People say that in your 20s, it’s your prime time to “find yourself” and “discover who you are” because “these are the best years of your life.” Wow, I may have overused the quotation marks just a tad there but that was probably to mask the nauseating feeling I get whenever I hear the words “find yourself.”
As I veer into my “late” 20s, it is apparent I have hit the stage where large life changes are happening around me. I’ve experienced a few of them as well. But many of them I haven’t and you know what? That’s okay.
I’ve had many discussions with friends of mine about the rush for getting married, having kids, buying a house, getting the dream position at your dream job, travelling the world, and having life figured out before the age of 30. That’s bullshit. Life isn’t a race. Yet we’re forced into this snow globe where we make our lives look so pretty on the outside and meanwhile we’re trapped in a bubble of self-comparison to others’ and where they are in life.
Allow me to self-reflect:
- I’m 26 turning 27 in a few months
- I’m not engaged
- I don’t have kids
- I’m not even remotely thinking of having kids
- I am still paying off OSAP
- I’m still paying off my car
- I’m still in school
- I recently obtained my master’s degree
- I am still very early in my career, but am blessed to be working in the field I want to be working in
- I have an amazing partner (now roommate)
- I do not [entirely] love my body in its current form
- I have some good habits (i.e. meditation, yoga)
It’s so much easier said than done to say “I’m not going to care what others think of me” or “I don’t care that I’m not as far in life as other people” but how can we not fall into the traps of self-comparison when social media has taken over our lives?

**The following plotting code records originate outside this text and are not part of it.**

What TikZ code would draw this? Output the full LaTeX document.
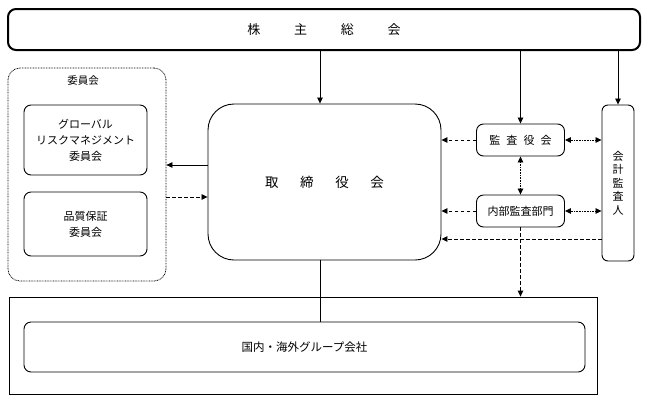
\documentclass[tikz,border=0pt]{standalone}
\usepackage{fontspec}
\setmainfont{Noto Sans CJK JP}
\usetikzlibrary{arrows.meta}
\begin{document}
\begin{tikzpicture}[x=1pt,y=-1pt,
  box/.style={draw,line width=0.9pt,rounded corners=7pt,inner sep=0pt,align=center,font=\fontsize{11}{16}\selectfont},
  tip/.style={-{Triangle[length=6pt,width=5.5pt]}},
  dtip/.style={{Triangle[length=6pt,width=5.5pt]}-{Triangle[length=6pt,width=5.5pt]}},
  dsh/.style={dash pattern=on 3.5pt off 2.5pt,line width=0.8pt},
  dot/.style={dash pattern=on 0.8pt off 0.8pt,line width=0.8pt},
  sol/.style={line width=0.8pt}]
\useasboundingbox (0,0) rectangle (648,400);
% shareholders
\node[draw,line width=2pt,rounded corners=8pt,minimum width=632pt,minimum height=41pt,font=\fontsize{13}{15}\selectfont] (gm) at (324,29.5) {株\hspace{2.6em}主\hspace{2.6em}総\hspace{2.6em}会};
% committee group
\node[draw,dot,rounded corners=12pt,minimum width=158pt,minimum height=213pt] (cg) at (87,174.5) {};
\node[font=\fontsize{10.5}{12}\selectfont] (cgl) at (83,81) {委員会};
\node[box,minimum width=123pt,minimum height=70pt] (grm) at (85.5,140) {グローバル\\リスクマネジメント\\委員会};
\node[box,minimum width=123pt,minimum height=64pt] (qa) at (85.5,224) {品質保証\\委員会};
% board
\node[draw,line width=0.9pt,rounded corners=26pt,minimum width=233pt,minimum height=156pt,font=\fontsize{13.5}{15}\selectfont] (bd) at (324.5,182) {取\hspace{1.6em}締\hspace{1.6em}役\hspace{1.6em}会};
% audit
\node[box,minimum width=88pt,minimum height=32pt] (ab) at (520.5,140) {監\hspace{0.55em}査\hspace{0.55em}役\hspace{0.55em}会};
\node[box,minimum width=88pt,minimum height=32pt] (ia) at (520.5,211) {内部監査部門};
\node[box,minimum width=32pt,minimum height=156pt,rounded corners=6pt,font=\fontsize{11}{13.5}\selectfont] (ca) at (618,183) {会\\計\\監\\査\\人};
% group companies
\node[draw,line width=0.8pt,minimum width=588pt,minimum height=97pt] (gc) at (303,345.5) {};
\node[box,minimum width=561pt,minimum height=50pt,font=\fontsize{11.5}{13}\selectfont] (gci) at (304.5,347) {国内・海外グループ会社};
% connectors
\draw[sol,tip] (gm.south -| 320,0) -- (bd.north -| 320,0);
\draw[sol,tip] (gm.south -| ab.north) -- (ab.north);
\draw[sol,tip] (gm.south -| ca.north) -- (ca.north);
\draw[sol,tip] (bd.west |- 0,165) -- (cg.east |- 0,165);
\draw[dsh,tip] (cg.east |- 0,197) -- (bd.west |- 0,197);
\draw[dsh,tip] (ab.west) -- (bd.east |- ab.west);
\draw[dsh,tip] (ia.west) -- (bd.east |- ia.west);
\draw[dsh,tip] (ca.west |- 0,239) -- (bd.east |- 0,239);
\draw[dot,dtip] (ab.east) -- (ca.west |- ab.east);
\draw[dot,dtip] (ia.east) -- (ca.west |- ia.east);
\draw[dot,dtip] (ab.south) -- (ia.north);
\draw[dsh,tip] (ia.south) -- (gc.north -| ia.south);
\draw[sol] (bd.south -| 320,0) -- (gci.north -| 320,0);
\end{tikzpicture}
\end{document}
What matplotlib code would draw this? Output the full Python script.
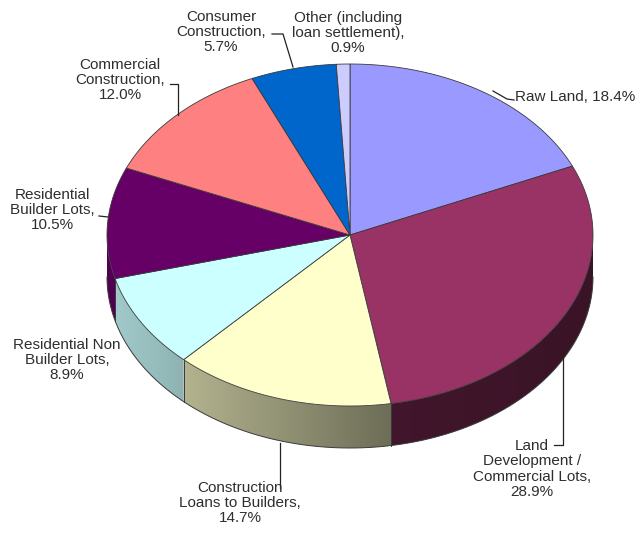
import numpy as np
import matplotlib.pyplot as plt
from matplotlib.colors import to_rgb
from matplotlib.patches import Polygon

# --- loan book composition, clockwise from 12 o'clock
labels = ['Raw Land',
          'Land\nDevelopment /\nCommercial Lots',
          'Construction\nLoans to Builders',
          'Residential Non\nBuilder Lots',
          'Residential\nBuilder Lots',
          'Commercial\nConstruction',
          'Consumer\nConstruction',
          'Other (including\nloan settlement)']
shares = [18.4, 28.9, 14.7, 8.9, 10.5, 12.0, 5.7, 0.9]
colors = ['#9999ff', '#993366', '#ffffcc', '#ccffff',
          '#660066', '#ff8080', '#0066cc', '#ccccff']

# --- pie geometry (pixels)
cx, cy = 350, 235
rx, ry = 243, 171
depth = 42

# --- label anchors and leader lines
label_xy = [(515, 97), (532, 469), (240, 503), (67, 360),
            (52, 210), (120, 80), (221, 32), (348, 33)]
leaders = [[(493, 91), (507, 99), (514, 100)],
           [(563, 358), (563, 445), (554, 445)],
           [(280, 443), (280, 488)],
           None,
           [(99, 216), (108, 217)],
           [(170, 84), (178, 84), (178, 115)],
           [(272, 34), (283, 34), (293, 67)],
           None]

text_col = '#2e2e2e'
edge_col = '#3a3a3a'


def xy(theta, dz=0.0):
    t = np.radians(theta)
    return cx + rx * np.sin(t), cy - ry * np.cos(t) + dz


def shade(s):
    # darker towards the right-hand side of the wall
    return np.interp(s, [-1, -0.68, 0.17, 1], [0.80, 0.70, 0.43, 0.38])


fig = plt.figure(figsize=(6.4, 5.33), dpi=100)
ax = fig.add_axes([0, 0, 1, 1])
ax.set_xlim(0, 640)
ax.set_ylim(533, 0)
ax.axis('off')

bounds = np.concatenate([[0], np.cumsum(shares)]) * 3.6

# --- side walls (only the front half is visible)
xs = np.linspace(cx - rx, cx + rx, 500)
grad = shade((xs - cx) / rx)
for i, c in enumerate(colors):
    a0, a1 = max(bounds[i], 90), min(bounds[i + 1], 270)
    if a1 <= a0:
        continue
    t = np.linspace(a0, a1, 200)
    tx, ty = xy(t)
    bx, by = xy(t[::-1], depth)
    wall = Polygon(list(zip(tx, ty)) + list(zip(bx, by)), closed=True,
                   facecolor='none', edgecolor='none')
    ax.add_patch(wall)
    base = np.array(to_rgb(c))
    img = np.clip(grad[None, :, None] * base[None, None, :], 0, 1)
    im = ax.imshow(img, extent=(xs[0], xs[-1], cy + ry + depth, cy),
                   aspect='auto', interpolation='bilinear', zorder=1)
    im.set_clip_path(wall)
    for a in (a0, a1):
        if 90 < a < 270:
            ax.plot(*zip(xy(a), xy(a, depth)), color=edge_col, lw=0.6, zorder=2)

arc = np.linspace(90, 270, 200)
ax.plot(*xy(arc, depth), color=edge_col, lw=0.7, zorder=2)

# --- top face
for i, c in enumerate(colors):
    t = np.linspace(bounds[i], bounds[i + 1], 100)
    px, py = xy(t)
    pts = [(cx, cy)] + list(zip(px, py))
    ax.add_patch(Polygon(pts, closed=True, facecolor=c,
                         edgecolor=edge_col, lw=0.6, zorder=3))

# --- labels
for i, (lab, v) in enumerate(zip(labels, shares)):
    if '\n' in lab:
        txt = f'{lab},\n{v:.1f}%'
        ax.text(*label_xy[i], txt, ha='center', va='center', fontsize=11,
                family='Liberation Sans', color=text_col, linespacing=1.1,
                zorder=5)
    else:
        txt = f'{lab}, {v:.1f}%'
        ax.text(*label_xy[i], txt, ha='left', va='center', fontsize=11,
                family='Liberation Sans', color=text_col, zorder=5)
    if leaders[i]:
        ax.plot(*zip(*leaders[i]), color='#222222', lw=0.9, zorder=4)

ax.set_xlim(0, 640)
ax.set_ylim(533, 0)
fig.savefig('out.png', dpi=100)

It seems like everyone is trying to “one-up” each other by having a bigger, better wedding, or posting the better selfie, or posting how wonderful their lives are because they are part of some pyramid-scheme business (probably) and making “so much money” before the age of 30. Meanwhile, my life feels incredibly uneventful because I’m being unapologetically selfish about having to work and do school because I am one of the few people in any of my friend circles still in school.
In the list above, the things I don’t have yet or have not done yet are not things I’m bothered by. And I am proud of myself for being able to say that. I’m not in a rush for things to happen. I have been working so hard on different aspects of my life and have done so in private. I’m not ashamed of where I am in life. And I am SO incredibly happy for my friends and family who ARE at different stages of life. It’s a messy time. Everyone is doing his or her own thing, and I honestly think that is so awesome. I think we need to support each other for what they are doing or where they are.
I found this picture on Instagram a while ago, and I think it sums it up what this rambling post hasn’t said yet: the definition of “behind in life” is subjective and the “timetable of life” is really individualized.
As my dad always used to tell me (from one overly anxious individual to another), “don’t worry about the things you can’t control.” I’m choosing to enjoy every moment of every day instead of rushing towards “the next big thing.” The things I can control, I’m working on them. I’m happy for others and where they are in life and am open to listen if they are unhappy. I’m happy where I am and where life is going. There will always be something where I will say “I’m not there yet” and it really is okay.